東海エリアの玄関口『名古屋』駅周辺で、2027年(予定)のリニア中央新幹線開業に向けて大規模な再開発事業が同時進行中だということは読者の皆さんも既にご存知だろう。
中でも地域の期待を集めているのが、地元優良企業である陶磁器メーカー、ノリタケカンパニーリミテドの本社工場跡地を活用した再開発『(仮称)ノリタケの森プロジェクト』(名古屋市西区則武新町三丁目)だ。
名古屋駅から約1kmのポジションに広がる約5万7000㎡の広大な敷地内では、公園機能・大規模商業施設・オフィス中枢機能を融合した新しいイオンモールの建設が進められている。これまで「デパートはあっても大型スーパーが無い」という点が課題だった名駅エリアだが、このイオンモールの登場により、今後は“暮らす街”としての魅力が付加されることになる。
また、プロジェクトに隣接する新築分譲マンションでは、東海圏の物件には珍しく全国から問い合わせが殺到。投資目的で成約に至った購入者も多いというから、同エリアの将来価値に対する大きな期待感が窺える。
再開発に牽引されて、名鉄『栄生』駅周辺では地価が上昇中
この『(仮称)ノリタケの森プロジェクト』の進行を受け、にわかに注目を集めているのが、同プロジェクトの最寄り駅の1つとなる名鉄『栄生(さこう)』駅だ。
『栄生』駅は“名鉄名古屋駅から1駅2分”という高い利便性を備えながらも、周辺にランドマーク的な建物が無いため駅の認知度が低く、「名古屋に長年住んでいるが『栄生』駅ではまだ降りたことがない」という人が多かった。
しかし『(仮称)ノリタケの森プロジェクト』が開業するとイオンモールまで徒歩約8分。名鉄沿線在住の通勤客や買い物客の利用により乗降客数が急増することは間違いないだろう。
ちなみに『栄生』駅周辺では2014年以降公示地価が上昇しており、特に駅西側の中村区栄生町では公示地価が前年比+19.23%と驚異的な伸びを示している。
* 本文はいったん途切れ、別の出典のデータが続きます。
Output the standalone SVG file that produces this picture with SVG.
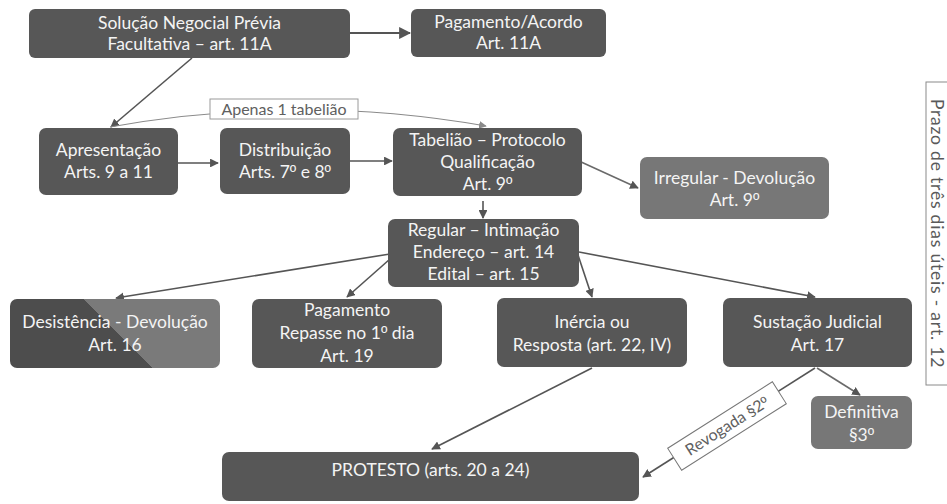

高止まり(または天井をついて下落)傾向にある名古屋駅周辺において、まだまだのびしろを備えている点にこのエリアへの魅力を感じる方も多いことだろう。
全国的にも珍しい“病院一体型の駅”
実は名鉄『栄生』駅が注目を集めている理由はもうひとつ、駅の機能にも秘密がある。ここはなんと“改札から病院に直結する駅”なのだ。
『名鉄病院』は病床数373床、小児科や婦人科を含め24の診療科が揃った地域医療を担う中核病院だ。「大型総合病院にも、イオンモールにも、名古屋駅にも近い」となれば、今後は「子育てファミリーからお年寄りまで多世代が暮らしやすい街」として評価されることになる。
これまで“ちょっと地味”だった駅が、生活利便性の向上に伴い大きく飛躍しようとしている。今後の名鉄『栄生』駅エリアの地域発展に期待したい。